Social injustice and class friction aren’t ignored, but there are once again heroes as well as villains, upstairs and down, and Lord Hallam is a kind, well-meaning master, very much in the same vein as the gentlemen who preceded him in Eaton Place. Characters are capable of change, and some actually learn from their mistakes.
Beautiful Lady Agnes has limitations to overcome, and Lord Hallam’s overbearing mother shows occasional glimpses of wisdom and even warmth. Even Rose, once she takes over as housekeeper, has a few snappish moments.
The rigid English class system is still in place, but it is fraying at the edges, as Rose witnesses firsthand when she tries to find a cook. “Staff were loyal once upon a time,” Rose tells a surly candidate, Mrs. Thackeray (Anne Reid).
“Yeah, it’s a one-way street,” Mrs. Thackeray replies, grousing that Rose probably didn’t even get a pension. “We’ll end up dead in harness, like the king.”
The screenwriter Heidi Thomas (“Cranford”), who wrote the new episodes, wisely didn’t try to duplicate beloved characters, but instead created new ones molded by the times. Mr. Pritchard (Adrian Scarborough), the butler Rose reluctantly hires, is not nearly as polished as the imperturbable Hudson (played by Gordon Jackson in the original). Rose questions his previous experience on cruise ships.
“I’ve worked for Cunard for 27 years,” Mr. Pritchard haughtily replies. “Hence my reference from Errol Flynn.”

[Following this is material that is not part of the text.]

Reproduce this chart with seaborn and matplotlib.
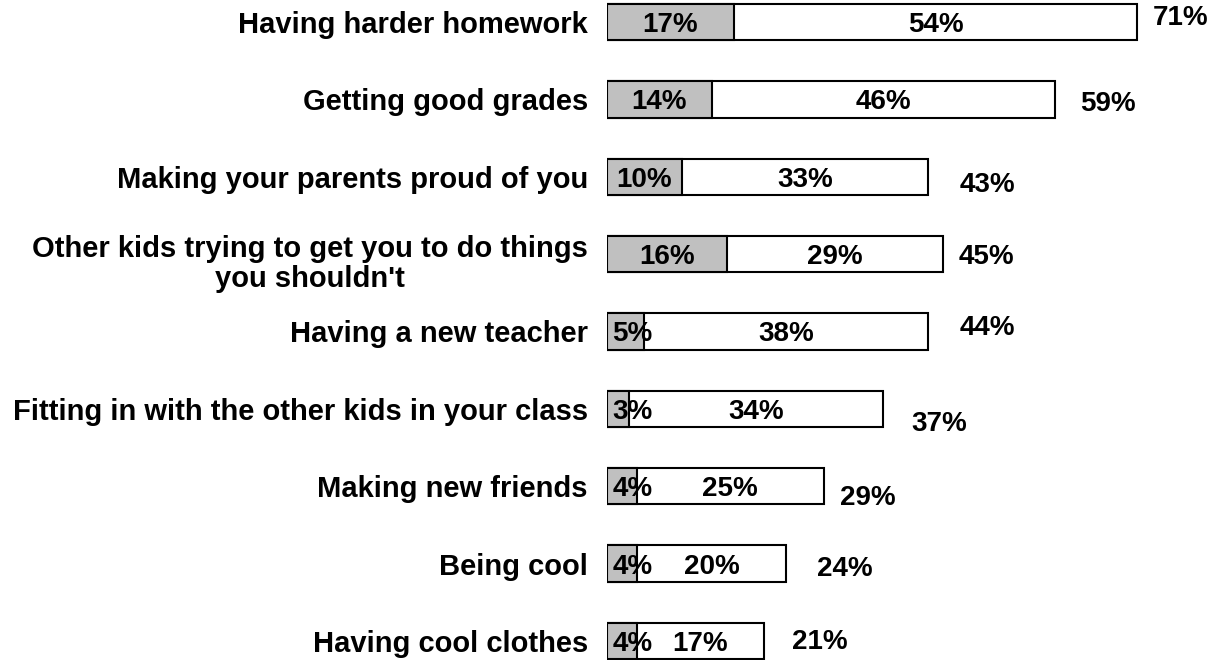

Like the real-life Mitford sisters, the Holland family splits along ideological lines when Agnes’s younger and petulant sister, Persie (Claire Foy), becomes infatuated with the handsome chauffeur Spargo (Neil Jackson), a follower of the British fascist Oswald Mosley.
Even the chauffeur, however, knows his place — and hers. When Persie impertinently climbs into the front seat next to him and demands that he call her “Lady Persie,” Spargo orders her to the back.
“I won’t call you Lady anything if you don’t act like one,” he says sternly. “The thing is, Lady Persie, there are rules and you have to stick to them just as much as us.”
“Upstairs Downstairs” sticks to the rules established by the original and defies the odds by being as good, and in some ways, even better.